When did you decide that you wanted to be an author?
Well there are a couple of answers to this question. If you’d met me in year six primary school and asked me what I wanted to do when I ‘got big’ I’d have said “I’m going to be an author.” Absolutely, one hundred percent, I knew that was what I was going to do but then life happened so I didn’t start writing properly until I was in my early thirties. I’d done jobs which involved writing for organisations but not creatively. I was on maternity leave and by child number three this was a lot easier so I had quite a bit of spare time on my hands. I wrote a book called ‘Secret of the Sirens’ which I sent to a publisher who very luckily read it. They liked it and told me that it wasn’t right as it was but if I worked on it they would like to take it further. After this it became a contract. In many ways it was a slow process but then again I did get picked up by the first publisher I approached which was quite unusual.
What was your favourite book as a child?
I went through different stages. I remember I was really into historical novels when I was around seven or eight. I absolutely loved ‘The Secret Garden’ and ‘A Little Princess’ by Frances Hodgson Burnett which are set in the Victorian/Edwardian period. Each book has a common theme in which the children within them create an imaginary world. In the case of ‘A Little Princess’ they create riches from poverty through pure imagination. In ’The Secret Garden’ it’s the dead garden that they clear; that for me was a particularly strong image.
What is your favourite book now?
I’ve done all sorts of serious degrees in English so read very widely and it would be really difficult to choose. Restricting myself to novelists so I don’t have to even start thinking about playwrights and poets, I suppose the most perfect novel is ‘Pride and Prejudice’ because everyone thinks it is romance but really it’s just so funny! It does have the romance element but I don’t think that’s the main interest for Jane Austen- I think she was interested in the way people treat each other and of course her dialogue is just brilliant.
What caused you to decide to set your Cat Royal books in the Regency period?
It’s really my doctorate. I have a doctorate in English which involved four years of reading around a certain period. Afterwards I had all this knowledge: I knew the landscape, the voices and various historical events so it seemed appropriate. I kept coming back to Drury Lane because it really was quite a centre. It had the politicians there as well as the artistic figures and I just thought it seemed like a fantastic place to set a story. I tried it first as an adult thriller; like a detective story but it didn’t quite work because of the gender roles of the time – it was quite hard to get a convincing female voice that would conceivably move between classes. For this reason I recast the book as a children’s novel, as which it worked much better because children have that ability to remain uncategorized. In fact as my character, Cat, grows up it gets harder to put her in that space in a plausible way. She probably can’t dress as a boy anymore like she could get away with when she was flat-chested and pre-pubescent.

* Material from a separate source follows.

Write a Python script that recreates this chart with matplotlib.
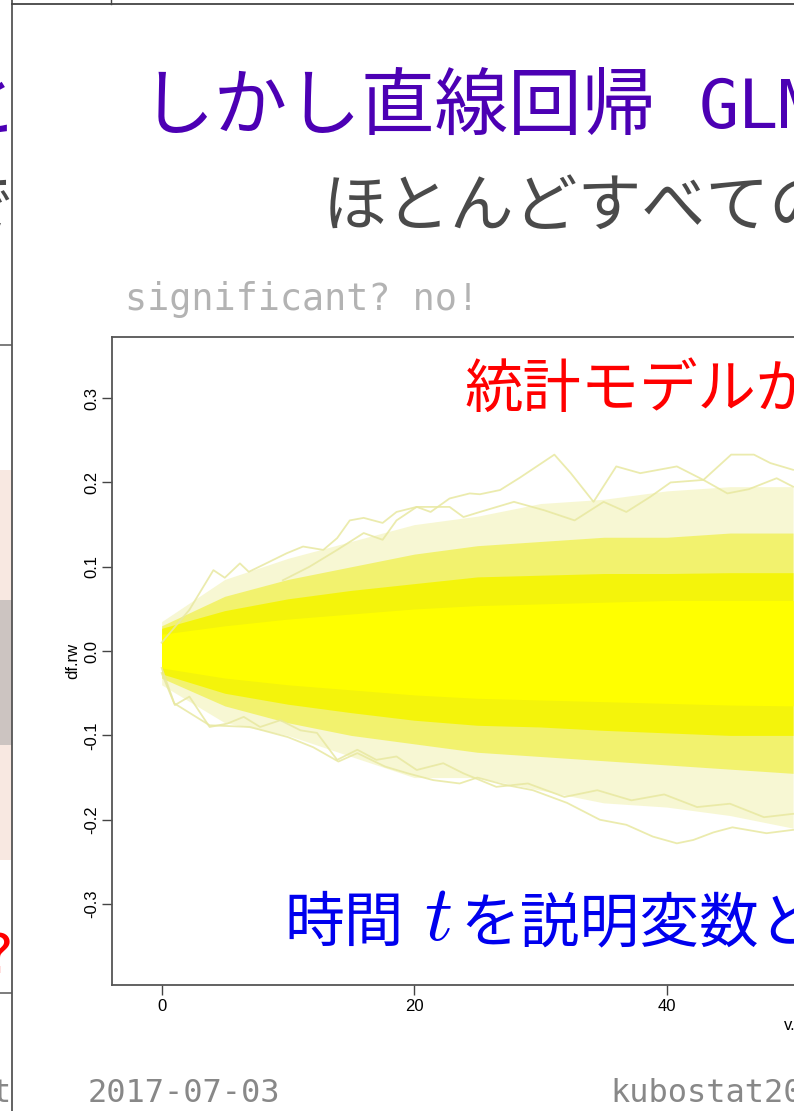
# random walk slide: envelope of many walks drawn as yellow bands plus a few stray paths
import matplotlib.pyplot as plt

W, H = 794, 1111

# walk envelope read at every 5 steps
t_grid = [0, 5, 10, 15, 20, 25, 30, 35, 40, 45, 50]
outer_hi = [0.035, 0.085, 0.11, 0.13, 0.15, 0.16, 0.175, 0.18, 0.19, 0.195, 0.195]
outer_lo = [-0.04, -0.085, -0.1, -0.125, -0.15, -0.15, -0.165, -0.18, -0.185, -0.195, -0.21]
mid_hi = [0.03, 0.065, 0.085, 0.1, 0.115, 0.125, 0.13, 0.135, 0.135, 0.14, 0.14]
mid_lo = [-0.032, -0.065, -0.085, -0.1, -0.11, -0.12, -0.125, -0.13, -0.135, -0.14, -0.145]
core_hi = [0.027, 0.048, 0.062, 0.072, 0.08, 0.088, 0.09, 0.092, 0.092, 0.093, 0.093]
core_lo = [-0.027, -0.05, -0.063, -0.073, -0.082, -0.088, -0.09, -0.094, -0.097, -0.1, -0.1]
inner_hi = [0.02, 0.03, 0.038, 0.044, 0.05, 0.054, 0.056, 0.058, 0.06, 0.06, 0.06]
inner_lo = [-0.02, -0.032, -0.04, -0.046, -0.052, -0.056, -0.058, -0.06, -0.062, -0.064, -0.065]

# stray walks at the edges
top_t = [0, 2.2, 4.1, 5.0, 6.2, 6.9, 8.0, 9.9, 11.2, 12.8, 13.9, 14.9, 16.0, 17.5, 18.6,
         20.2, 21.3, 22.8, 24.4, 25.2, 26.8, 28.4, 31.1, 32.4, 34.2, 36.0, 37.9, 40.8,
         42.9, 45.1, 46.9, 48.2, 50.0]
top_y = [0.01, 0.049, 0.096, 0.087, 0.104, 0.094, 0.102, 0.116, 0.124, 0.12, 0.134, 0.155,
         0.158, 0.152, 0.165, 0.171, 0.165, 0.181, 0.187, 0.186, 0.191, 0.206, 0.233, 0.211,
         0.177, 0.219, 0.211, 0.219, 0.203, 0.233, 0.233, 0.223, 0.215]
sec_t = [9.6, 11.7, 13.9, 16.0, 17.5, 18.6, 20.2, 22.8, 23.9, 25.2, 27.9, 30.3, 32.7, 35.0,
         36.8, 38.7, 40.3, 42.9, 44.8, 46.5, 48.7, 50.0]
sec_y = [0.084, 0.1, 0.12, 0.14, 0.132, 0.155, 0.171, 0.171, 0.159, 0.165, 0.177, 0.167,
         0.155, 0.177, 0.165, 0.183, 0.2, 0.203, 0.187, 0.192, 0.205, 0.195]
bl_t = [0, 1.05, 2.2, 3.8, 5.2, 6.5, 7.8, 9.4, 11.0, 12.3, 13.9, 15.5, 17.0, 18.6, 20.2,
        22.3, 23.9, 26.5, 29.0, 31.9, 34.5, 37.2, 39.8, 42.4, 45.0, 47.7, 50.0]
bl_y = [-0.026, -0.064, -0.054, -0.09, -0.086, -0.078, -0.09, -0.082, -0.094, -0.097, -0.129,
        -0.117, -0.129, -0.125, -0.141, -0.133, -0.145, -0.161, -0.157, -0.173, -0.165,
        -0.177, -0.17, -0.185, -0.181, -0.197, -0.193]
low_t = [0, 1.0, 3.8, 7.0, 10.0, 12.0, 14.0, 15.5, 17.7, 19.5, 21.5, 23.6, 25.0, 27.0, 29.4,
         32.1, 34.7, 36.8, 38.9, 40.8, 42.1, 43.7, 45.2, 47.9, 50.0]
low_y = [-0.02, -0.062, -0.088, -0.09, -0.102, -0.114, -0.131, -0.121, -0.137, -0.145,
         -0.153, -0.157, -0.15, -0.158, -0.165, -0.18, -0.2, -0.206, -0.22, -0.228, -0.224,
         -0.215, -0.209, -0.216, -0.212]

y_ticks = [-0.3, -0.2, -0.1, 0.0, 0.1, 0.2, 0.3]
y_tick_labels = ['-0.3', '-0.2', '-0.1', '0.0', '0.1', '0.2', '0.3']
x_ticks = [0, 20, 40, 60, 80, 100]

title = 'しかし直線回帰'
title_latin = 'GLM'
subtitle = 'ほとんどすべての'
note = 'significant? no!'
red_msg = '統計モデルが'
blue_a = '時間'
blue_b = 'を説明変数と'
date = '2017-07-03'
footer = 'kubostat2017'

CJK = ['Noto Sans CJK JP', 'DejaVu Sans']
plt.rcParams['font.family'] = ['Liberation Sans']
plt.rcParams['mathtext.fontset'] = 'cm'


def fx(x):
    return x / W


def fy(y):
    return 1 - y / H


fig = plt.figure(figsize=(W / 100, H / 100), dpi=100)
fig.patch.set_facecolor('white')

# --- neighbouring slide peeking in on the left ---
strip = fig.add_axes([0, 0, fx(12), 1])
strip.set_xlim(0, 12)
strip.set_ylim(H, 0)
strip.axis('off')
strip.fill_between([0, 12], 470, 860, color='#f4d6ca', alpha=0.55, lw=0)
strip.fill_between([0, 12], 600, 745, color='#a8a8a8', alpha=0.55, lw=0)
strip.axhline(345, color='#666666', lw=1.2)
strip.axhline(993, color='#666666', lw=1.2)
strip.text(18, 131, 'と', family=CJK, fontsize=53, color='#4c00b4', ha='right',
           va='baseline', clip_on=True)
strip.text(14, 226, 'で', family=CJK, fontsize=46, color='#4a4a4a', ha='right',
           va='baseline', clip_on=True)
strip.text(13, 973, '?', family='DejaVu Sans', fontsize=40, color='#ff0000', ha='right',
           va='baseline', clip_on=True)
strip.text(11, 1102, 't', family='DejaVu Sans Mono', fontsize=23, color='#888888',
           ha='right', va='baseline', clip_on=True)

# slide frame
fig.add_artist(plt.Line2D([fx(12), fx(12)], [0, 1], color='#555555', lw=1.3))
fig.add_artist(plt.Line2D([fx(12), 1], [fy(3.5), fy(3.5)], color='#444444', lw=1.3))
fig.add_artist(plt.Line2D([fx(111), fx(111)], [fy(0), fy(3.5)], color='#444444', lw=1.0))

# --- plot panel ---
ax = fig.add_axes([fx(112), fy(985), (1475 - 112) / W, (985 - 337) / H])
ax.set_xlim(-3.93, 104)
ax.set_ylim(-0.396, 0.3725)
ax.set_facecolor('white')

ax.fill_between(t_grid, outer_lo, outer_hi, color='#f0f0a8', alpha=0.5, lw=0)
ax.fill_between(t_grid, mid_lo, mid_hi, color='#f0f038', alpha=0.65, lw=0)
ax.fill_between(t_grid, core_lo, core_hi, color='#f5f500', alpha=0.9, lw=0)
ax.fill_between(t_grid, inner_lo, inner_hi, color='#ffff00', alpha=1.0, lw=0)

for tt, yy in [(top_t, top_y), (sec_t, sec_y), (bl_t, bl_y), (low_t, low_y)]:
    ax.plot(tt, yy, color='#e8e8a0', lw=1.3, alpha=0.85)

for side in ['left', 'bottom', 'top']:
    ax.spines[side].set_color('#555555')
    ax.spines[side].set_linewidth(1.3)
ax.spines['right'].set_visible(False)

ax.set_yticks(y_ticks)
ax.set_yticklabels(y_tick_labels)
ax.set_xticks(x_ticks)
ax.tick_params(axis='both', length=7, width=1.0, color='#444444', labelsize=12)
ax.tick_params(axis='y', pad=2, labelrotation=90)
ax.tick_params(axis='x', pad=3)
for lab in ax.get_yticklabels():
    lab.set_va('center')

ax.set_ylabel('df.rw', fontsize=12, va='center')
ax.yaxis.set_label_coords(-39 / 1363, 0.5)
ax.set_xlabel('v.x', fontsize=12, va='center')
ax.xaxis.set_label_coords(0.5, -40 / 648)

# --- slide texts ---
fig.text(fx(141), fy(129), title, family=CJK, fontsize=53, color='#4c00b4',
         va='baseline')
fig.text(fx(699), fy(128), title_latin, family='DejaVu Sans Mono', fontsize=48,
         color='#4c00b4', va='baseline')
fig.text(fx(323), fy(226), subtitle, family=CJK, fontsize=46, color='#4a4a4a',
         va='baseline')
fig.text(fx(125), fy(310), note, family='DejaVu Sans Mono', fontsize=26.5,
         color='#b3b3b3', va='baseline')
fig.text(fx(465), fy(407), red_msg, family=CJK, fontsize=42, color='#ff0000',
         va='baseline')
fig.text(fx(284), fy(941), blue_a, family=CJK, fontsize=43, color='#0000ee',
         va='baseline')
fig.text(fx(424), fy(940), '$t$', fontsize=56, color='#0000ee', va='baseline')
fig.text(fx(460), fy(941), blue_b, family=CJK, fontsize=43, color='#0000ee',
         va='baseline')
fig.text(fx(88), fy(1102), date, family='DejaVu Sans Mono', fontsize=23,
         color='#888888', va='baseline')
fig.text(fx(610), fy(1102), footer, family='DejaVu Sans Mono', fontsize=23,
         color='#888888', va='baseline')

fig.savefig('out.png', dpi=100)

Why do you write under three separate names?
Well there is a practical reason and a benefit. The practical reason is that I’d found a lot of my reviews for Julia Golding were talking about the fact that I write a lot. I came to see that really to get some proper attention I should restrict myself to one book as Julia Golding a year; but that doesn’t equal a living wage. I then decided to split myself into different areas so that I could do more than one thing a year but stream them. So Julia Golding is literary fiction for upper end of primary to beginning of secondary school. Joss Stirling is very clearly that quite commercial brand of dark romance which had very much my teenage daughter, Lucy, in mind. Eve Edwards is historical fiction. The thing about being a writer is that I’m so not interested in the name on the spine; I’m interested in the book. If it could come out anonymous I really wouldn’t mind.
Do you change your writing style for each different name?
Yes, there are some changes: it’s like a voice. Within the Julia Golding books there are different voices depending on whether it is fantasy, romantic or historical. The style changes with the characters and also based on the audience. For example; Joss Stirling uses some more mature content because it’s aimed at older readers.
What advice would you give someone who wants to be a writer?
There are three main things. The practical tip is get a notebook- carry it around and write down little snippets of conversation or random ideas because otherwise they will just fizzle out and you never know when they might be important. The second thing it once you get writing do not worry about getting it right from the start otherwise you’ll just keep looping round. Write it out and then go back. Thirdly, and this is really important: don’t write to be published. Publishing is the icing on what should be a really happy cake – you should really like the book. Publishing may not happen on your first book, it may not happen ever but you spend a lot of time writing and the reward should be the thing itself rather than getting it printed. Otherwise, because there’s so much rejection in writing, you may feel as if you’d failed. Finally, if you have a dream now of being a writer, it may be that the next ten years or so are spent doing other things, but don’t let that spark die out. It may be that you can do it at some stage later on in your life that you can’t possibly imagine now. For me the gap opened up when I had children but for somebody else it might be a career breaker. So don’t give up: just wait for that moment to come.